◆ **DATASET ENTRIES**:
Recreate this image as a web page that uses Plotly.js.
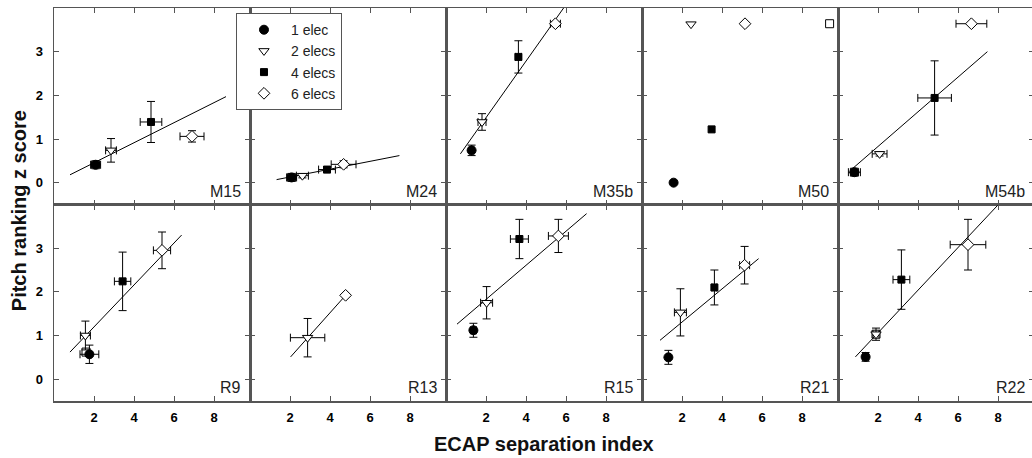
<!DOCTYPE html>
<html>
<head>
<meta charset="utf-8">
<script src="https://cdn.plot.ly/plotly-3.0.1.min.js"></script>
<style>
html, body { margin: 0; padding: 0; overflow: hidden; background: #fff; }
#chart { width: 1036px; height: 458px; }
</style>
</head>
<body>
<div id="chart"></div>
<script>
// ---------- DATA ----------
const panels = ['M15', 'M24', 'M35b', 'M50', 'M54b', 'R9', 'R13', 'R15', 'R21', 'R22'];
const seriesNames = ['1 elec', '2 elecs', '4 elecs', '6 elecs'];
const xTicks = [2, 4, 6, 8];
const yTicks = [0, 1, 2, 3];
const xTitle = 'ECAP separation index';
const yTitle = 'Pitch ranking z score';

// 1 elec
const e1X    = [2.08, 2.08, 1.28, 1.58, 0.82, 1.77, null, 1.37, 1.32, 1.38];
const e1Y    = [0.41, 0.12, 0.74, 0.00, 0.24, 0.57, null, 1.12, 0.50, 0.51];
const e1XErr = [0.25, 0.25, 0.12, 0,    0.30, 0.47, null, 0.15, 0.10, 0.15];
const e1YErr = [0.05, 0.05, 0.12, 0,    0.07, 0.21, null, 0.16, 0.16, 0.10];
// 2 elecs
const e2X    = [2.85, 2.62, 1.80, 2.45, 2.08, 1.57, 2.88, 2.03, 1.92, 1.90];
const e2Y    = [0.74, 0.16, 1.39, 3.63, 0.66, 1.00, 0.95, 1.75, 1.53, 1.03];
const e2XErr = [0.27, 0.30, 0.20, 0,    0.37, 0.25, 0.86, 0.30, 0.30, 0.15];
const e2YErr = [0.27, 0.05, 0.19, 0,    0.05, 0.33, 0.44, 0.37, 0.54, 0.14];
// 4 elecs
const e4X    = [4.85, 3.85, 3.62, 3.48, 4.83, 3.43, null, 3.67, 3.62, 3.17];
const e4Y    = [1.39, 0.30, 2.88, 1.22, 1.94, 2.24, null, 3.21, 2.10, 2.28];
const e4XErr = [0.54, 0.42, 0.15, 0,    0.84, 0.41, null, 0.45, 0.12, 0.42];
const e4YErr = [0.47, 0.07, 0.37, 0,    0.85, 0.67, null, 0.45, 0.40, 0.68];
// 6 elecs
const e6X    = [6.90, 4.68, 5.47, 5.15, 6.67, 5.40, 4.78, 5.62, 5.13, 6.50];
const e6Y    = [1.06, 0.42, 3.64, 3.64, 3.64, 2.95, 1.92, 3.28, 2.61, 3.08];
const e6XErr = [0.60, 0.62, 0.25, 0,    0.77, 0.43, 0,    0.50, 0.25, 0.89];
const e6YErr = [0.13, 0.08, 0.05, 0,    0,    0.42, 0,    0.38, 0.43, 0.58];
// extra open-square points (not in legend)
const sqX = [2.08, 2.08, null, 9.38, 0.82, 1.60, null, null, null, 1.90];
const sqY = [0.41, 0.12, null, 3.64, 0.24, 0.62, null, null, null, 1.03];
// regression lines (start / end)
const fitX0 = [0.80, 1.33, 0.72, null, 0.67, 0.80, 2.03, 0.55, 0.90, 0.87];
const fitY0 = [0.18, 0.07, 0.66, null, 0.30, 0.62, 0.51, 1.26, 0.89, 0.51];
const fitX1 = [8.60, 7.47, 5.88, null, 7.47, 6.38, 4.78, 7.03, 5.83, 7.98];
const fitY1 = [1.97, 0.62, 4.00, null, 3.00, 3.30, 1.92, 3.79, 2.76, 3.98];

// ---------- STYLE ----------
const FONT = 'Arial, "Liberation Sans", sans-serif';
const LINE_COL = '#555555';
const seriesStyle = [
  {symbol: 'circle', size: 9, color: '#000', line: {color: '#000', width: 1}},
  {symbol: 'triangle-down', size: 9, color: '#fff', line: {color: '#000', width: 1}},
  {symbol: 'square', size: 7, color: '#000', line: {color: '#000', width: 1}},
  {symbol: 'diamond', size: 9, color: '#fff', line: {color: '#000', width: 1}}
];
const sqStyle = {symbol: 'square-open', size: 8, color: '#000', line: {color: '#000', width: 1}};
const seriesData = [
  [e1X, e1Y, e1XErr, e1YErr],
  [e2X, e2Y, e2XErr, e2YErr],
  [e4X, e4Y, e4XErr, e4YErr],
  [e6X, e6Y, e6XErr, e6YErr]
];

const traces = [];
const layout = {
  width: 1036, height: 458,
  margin: {l: 54, r: 2, t: 8, b: 57},
  paper_bgcolor: '#fff', plot_bgcolor: '#fff',
  font: {family: FONT, color: '#000'},
  showlegend: true,
  legend: {
    x: 0.1857, y: 0.987, xanchor: 'left', yanchor: 'top',
    bgcolor: '#fff', bordercolor: '#555', borderwidth: 1,
    font: {family: FONT, size: 14, color: '#222'},
    itemwidth: 44, tracegroupgap: 0
  },
  annotations: [],
  shapes: []
};

panels.forEach((name, i) => {
  const n = i + 1;
  const xa = n === 1 ? 'x' : 'x' + n;
  const ya = n === 1 ? 'y' : 'y' + n;
  const col = i % 5, row = Math.floor(i / 5);
  const isBottom = row === 1, isLeft = col === 0;

  layout['xaxis' + (n === 1 ? '' : n)] = {
    domain: [col * 0.2, (col + 1) * 0.2],
    anchor: ya, range: [0, 9.8],
    tickmode: 'array', tickvals: xTicks, ticktext: xTicks.map(String),
    ticks: 'inside', ticklen: 5, tickwidth: 1, tickcolor: LINE_COL,
    showline: true, linecolor: LINE_COL, linewidth: 1.5, mirror: 'allticks',
    showgrid: false, zeroline: false,
    showticklabels: isBottom, ticklabelstandoff: 4,
    tickfont: {family: FONT, size: 13, color: '#000', weight: 'bold'},
    fixedrange: true
  };
  layout['yaxis' + (n === 1 ? '' : n)] = {
    domain: row === 0 ? [0.5, 1] : [0, 0.5],
    anchor: xa, range: [-0.5, 4.0],
    tickmode: 'array', tickvals: yTicks, ticktext: yTicks.map(String),
    ticks: 'inside', ticklen: 5, tickwidth: 1, tickcolor: LINE_COL,
    showline: true, linecolor: LINE_COL, linewidth: 1.5, mirror: 'allticks',
    showgrid: false, zeroline: false,
    showticklabels: isLeft, ticklabelstandoff: 7,
    tickfont: {family: FONT, size: 13, color: '#000', weight: 'bold'},
    fixedrange: true
  };

  // regression line
  if (fitX0[i] !== null) {
    traces.push({
      type: 'scatter', mode: 'lines', xaxis: xa, yaxis: ya,
      x: [fitX0[i], fitX1[i]], y: [fitY0[i], fitY1[i]],
      line: {color: '#000', width: 1}, showlegend: false, hoverinfo: 'skip'
    });
  }
  // extra open squares
  if (sqX[i] !== null) {
    traces.push({
      type: 'scatter', mode: 'markers', xaxis: xa, yaxis: ya,
      x: [sqX[i]], y: [sqY[i]], marker: sqStyle, showlegend: false, hoverinfo: 'skip'
    });
  }
  // series points
  seriesData.forEach((s, k) => {
    const [sx, sy, sxe, sye] = s;
    if (sx[i] === null) return;
    const t = {
      type: 'scatter', mode: 'markers', xaxis: xa, yaxis: ya,
      x: [sx[i]], y: [sy[i]], marker: seriesStyle[k],
      showlegend: false, hoverinfo: 'skip', cliponaxis: false
    };
    if (sxe[i]) t.error_x = {type: 'data', array: [sxe[i]], visible: true, color: '#000', thickness: 1, width: 4};
    if (sye[i]) t.error_y = {type: 'data', array: [sye[i]], visible: true, color: '#000', thickness: 1, width: 4};
    traces.push(t);
  });

  // panel label
  layout.annotations.push({
    xref: xa, yref: ya, x: 9.45, y: -0.5, xanchor: 'right', yanchor: 'bottom',
    text: name, showarrow: false, yshift: 3,
    font: {family: FONT, size: 16, color: '#222'}
  });
});

// legend-only traces
seriesNames.forEach((nm, k) => {
  traces.push({
    type: 'scatter', mode: 'markers', xaxis: 'x', yaxis: 'y',
    x: [null], y: [null], name: nm, marker: seriesStyle[k], showlegend: true
  });
});

// axis titles
layout.annotations.push({
  xref: 'paper', yref: 'paper', x: 0.5, y: -0.1094, xanchor: 'center', yanchor: 'middle',
  text: xTitle, showarrow: false,
  font: {family: FONT, size: 20, color: '#111', weight: 'bold'}
});
layout.annotations.push({
  xref: 'paper', yref: 'paper', x: -0.0357, y: 0.483, xanchor: 'center', yanchor: 'middle',
  text: yTitle, showarrow: false, textangle: -90,
  font: {family: FONT, size: 20, color: '#111', weight: 'bold'}
});

Plotly.newPlot('chart', traces, layout, {staticPlot: true, displayModeBar: false});
</script>
</body>
</html>
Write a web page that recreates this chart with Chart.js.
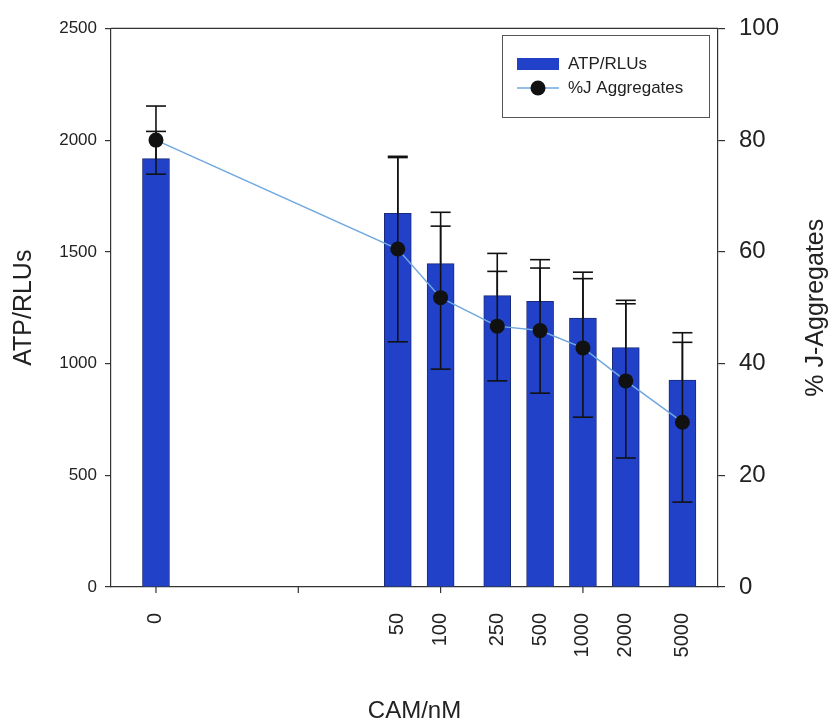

◆ **WHAT THE EXERCISE ASKS**:
Repeat the lines exactly as they stand, from the opening line of the data through the line with "const yTitle = 'Pitch ranking z score';". Pictures stay out of the copy.

◆ **ANSWER TO THIS EXERCISE**:
Recreate this image as a web page that uses Plotly.js.
<!DOCTYPE html>
<html>
<head>
<meta charset="utf-8">
<script src="https://cdn.plot.ly/plotly-3.0.1.min.js"></script>
<style>
html, body { margin: 0; padding: 0; overflow: hidden; background: #fff; }
#chart { width: 1036px; height: 458px; }
</style>
</head>
<body>
<div id="chart"></div>
<script>
// ---------- DATA ----------
const panels = ['M15', 'M24', 'M35b', 'M50', 'M54b', 'R9', 'R13', 'R15', 'R21', 'R22'];
const seriesNames = ['1 elec', '2 elecs', '4 elecs', '6 elecs'];
const xTicks = [2, 4, 6, 8];
const yTicks = [0, 1, 2, 3];
const xTitle = 'ECAP separation index';
const yTitle = 'Pitch ranking z score';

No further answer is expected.